February 15, 2011 – An old wire goods factory building at 406 Lincoln Street, Marlborough houses the luxury Renaissance Lofts, the Mad Hatter Gallery, White Rabbit Studios and soon the Loft Coffee Shop. All of these ventures spearheaded by developer/owner Deborah Fairbanks, come together seamlessly to create an exhilarating new arts hub in the city.
Fairbanks has invested much time, money but mostly passion into the realization of this artistic adventure in Marlborough.
Upon entering the building through the still to be opened coffee shop, one literally does gasp in surprise and awe as you wend your way though seemingly endless corridors into the gallery space and nine artist studios beyond. Mad Hatter studio artists include Mona Bhoyar, Verna Friedman, Anne Gilman, Jessica Jones, Joe Kleber, Judy Schneider, and Elisa Sweig.
The old factory, non-descript from the outside, lends itself perfectly to a gallery space. While the old brick walls and typical factory style ceilings lend authenticity and charm to the site, the stark whiteness of the display boards that embrace a myriad of colorful explosions, mingled with modern furniture, lighting and random pieces of sculpture boldly announce the arrival of The Mad Hatter Gallery. The Loft Coffee Shop through which one enters the gallery is poised to become THE place to be from March onwards, offering delicacies for the appetite, while the art beyond will provide exquisite food for the soul.
Resident White Rabbit Studios artist Mona Bhoyar was excited about the upcoming opening of the Loft Coffee Shop which she hopes will draw more visitors to the studios and gallery. Mona’s work, some of it predominantly in black and reds tells stories of war, suffering and horror often with women as the centerpiece. One of her paintings, a depiction of the battlefields of Normandy was inspired by a visit to Germany.
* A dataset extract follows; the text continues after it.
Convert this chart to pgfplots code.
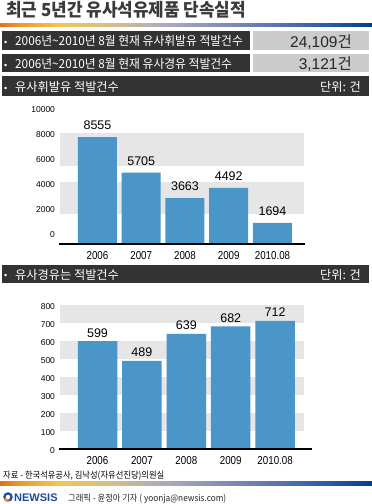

It is a multi-layered piece seemingly abstract, but with a soldier’s face shrouded in pain and suffering as the central theme. The more one looks at the painting the more faces and hollow eyes you are sure to see! Mona felt compelled, she says, to express herself after visiting the site of the battlefields. Another painting of women shrouded in white and encased in barbed wire tells of the tragedy of Indian widows, who are compelled to wear white and destined to a life of solitude and semi rejection after the death of their husbands. Mona views history, cultural norms and social upheaval as her emotional canvas and is never at a loss for inspiration.
Little do residents and officials of the City of Marlborough realize what a treasure they now possess, one that will put Marlborough proudly on the arts map of the region.